• GIVEN INFORMATION:
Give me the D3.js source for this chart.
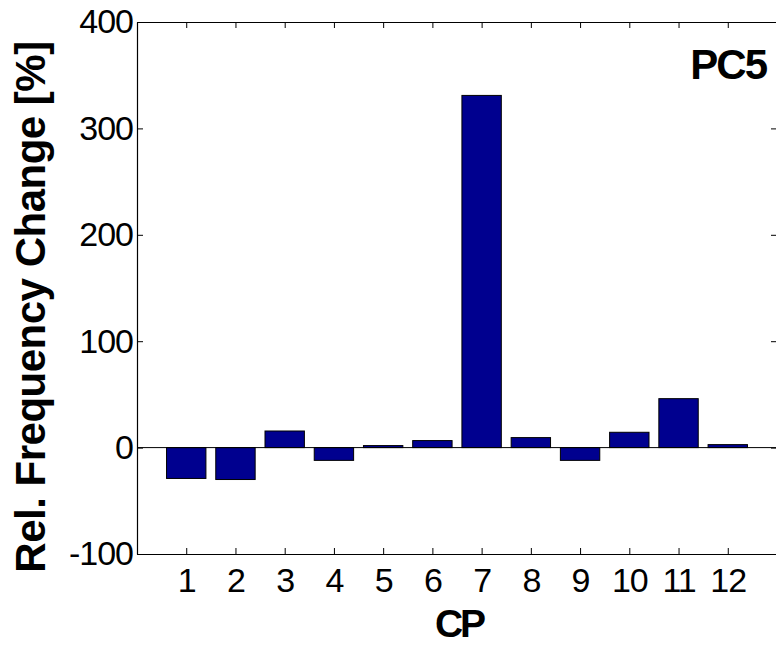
<!DOCTYPE html>
<html>
<head>
<meta charset="utf-8">
<script src="https://cdn.jsdelivr.net/npm/d3@7"></script>
<style>
    body { margin: 0; background: #fff; }
    text { font-family: "Liberation Sans", Arial, sans-serif; fill: #000; }
</style>
</head>
<body>
<div id="chart"></div>
<script>

// DATA

var cpLabels    = [1, 2, 3, 4, 5, 6, 7, 8, 9, 10, 11, 12];
var freqChange  = [-29, -30, 15.6, -12, 1.9, 6.6, 331, 9.4, -12, 14.4, 46, 2.8];
var yTicks      = [-100, 0, 100, 200, 300, 400];


// SETUP

var width  = 776;
var height = 645;

var plot = {
    left: 137,
    right: 777,
    top: 22,
    bottom: 554
};

var svg = d3.select( '#chart' ).append( 'svg' )
            .attr( 'width', width )
            .attr( 'height', height );

var xScale = d3.scaleLinear()
                .domain( [0, 13] )
                .range( [plot.left, plot.right] );
var yScale = d3.scaleLinear()
                .domain( [-100, 400] )
                .range( [plot.bottom, plot.top] );

var barWidth = ( xScale( 1 ) - xScale( 0 ) ) * 0.8;
var tickLen = 6;


// BARS

svg.append( 'g' )
    .selectAll( 'rect' )
    .data( freqChange )
    .enter().append( 'rect' )
        .attr( 'x', function( d, i ) { return xScale( cpLabels[i] ) - barWidth / 2; } )
        .attr( 'y', function( d ) { return yScale( Math.max( d, 0 ) ); } )
        .attr( 'width', barWidth )
        .attr( 'height', function( d ) { return Math.abs( yScale( d ) - yScale( 0 ) ); } )
        .attr( 'fill', '#00008f' )
        .attr( 'stroke', '#000' )
        .attr( 'stroke-width', 1 );

// Baseline at zero
svg.append( 'line' )
    .attr( 'x1', plot.left )
    .attr( 'x2', plot.right )
    .attr( 'y1', yScale( 0 ) )
    .attr( 'y2', yScale( 0 ) )
    .attr( 'stroke', '#000' )
    .attr( 'stroke-width', 1 );


// AXES

// Plain hyphen for negatives, like the original
var plainFormat = function( d ) { return String( d ); };

// Inward ticks on all four sides, labels only left and bottom
var xAxisBottom = d3.axisBottom( xScale ).tickValues( cpLabels ).tickSizeInner( -tickLen ).tickSizeOuter( 0 ).tickPadding( 14 ).tickFormat( plainFormat );
var xAxisTop    = d3.axisTop( xScale ).tickValues( cpLabels ).tickSizeInner( -tickLen ).tickSizeOuter( 0 ).tickFormat( '' );
var yAxisLeft   = d3.axisLeft( yScale ).tickValues( yTicks ).tickSizeInner( -tickLen ).tickSizeOuter( 0 ).tickPadding( 4 ).tickFormat( plainFormat );
var yAxisRight  = d3.axisRight( yScale ).tickValues( yTicks ).tickSizeInner( -tickLen ).tickSizeOuter( 0 ).tickFormat( '' );

var axes = [
    { axis: xAxisBottom, tx: 0, ty: plot.bottom },
    { axis: xAxisTop,    tx: 0, ty: plot.top },
    { axis: yAxisLeft,   tx: plot.left, ty: 0 },
    { axis: yAxisRight,  tx: plot.right, ty: 0 }
];

axes.forEach( function( a ) {
    var g = svg.append( 'g' )
                .attr( 'transform', 'translate(' + a.tx + ',' + a.ty + ')' )
                .call( a.axis );
    g.select( '.domain' ).attr( 'stroke', '#000' ).attr( 'stroke-width', 1.2 );
    g.selectAll( '.tick line' ).attr( 'stroke', '#000' );
    g.selectAll( '.tick text' )
        .style( 'font-size', '34px' )
        .style( 'letter-spacing', '-1px' )
        .attr( 'fill', '#000' );
} );


// LABELS

svg.append( 'text' )
    .attr( 'x', ( plot.left + plot.right ) / 2 + 2 )
    .attr( 'y', 637 )
    .attr( 'text-anchor', 'middle' )
    .style( 'font-size', '39px' )
    .style( 'font-weight', 'bold' )
    .style( 'letter-spacing', '-3px' )
    .text( 'CP' );

svg.append( 'text' )
    .attr( 'transform', 'translate(45,307) rotate(-90)' )
    .attr( 'text-anchor', 'middle' )
    .style( 'font-size', '42px' )
    .style( 'font-weight', 'bold' )
    .style( 'letter-spacing', '-0.5px' )
    .text( 'Rel. Frequency Change [%]' );

svg.append( 'text' )
    .attr( 'x', 766 )
    .attr( 'y', 79 )
    .attr( 'text-anchor', 'end' )
    .style( 'font-size', '42px' )
    .style( 'font-weight', 'bold' )
    .style( 'letter-spacing', '-2px' )
    .text( 'PC5' );

</script>
</body>
</html>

• WHAT THE TASK REQUIRES: Take the lines from the start of the material to the line with "var height = 645;", both included, and transcribe them exactly without the pictures.

• EXERCISE RESPONSE:
Give me the D3.js source for this chart.
<!DOCTYPE html>
<html>
<head>
<meta charset="utf-8">
<script src="https://cdn.jsdelivr.net/npm/d3@7"></script>
<style>
    body { margin: 0; background: #fff; }
    text { font-family: "Liberation Sans", Arial, sans-serif; fill: #000; }
</style>
</head>
<body>
<div id="chart"></div>
<script>

// DATA

var cpLabels    = [1, 2, 3, 4, 5, 6, 7, 8, 9, 10, 11, 12];
var freqChange  = [-29, -30, 15.6, -12, 1.9, 6.6, 331, 9.4, -12, 14.4, 46, 2.8];
var yTicks      = [-100, 0, 100, 200, 300, 400];


// SETUP

var width  = 776;
var height = 645;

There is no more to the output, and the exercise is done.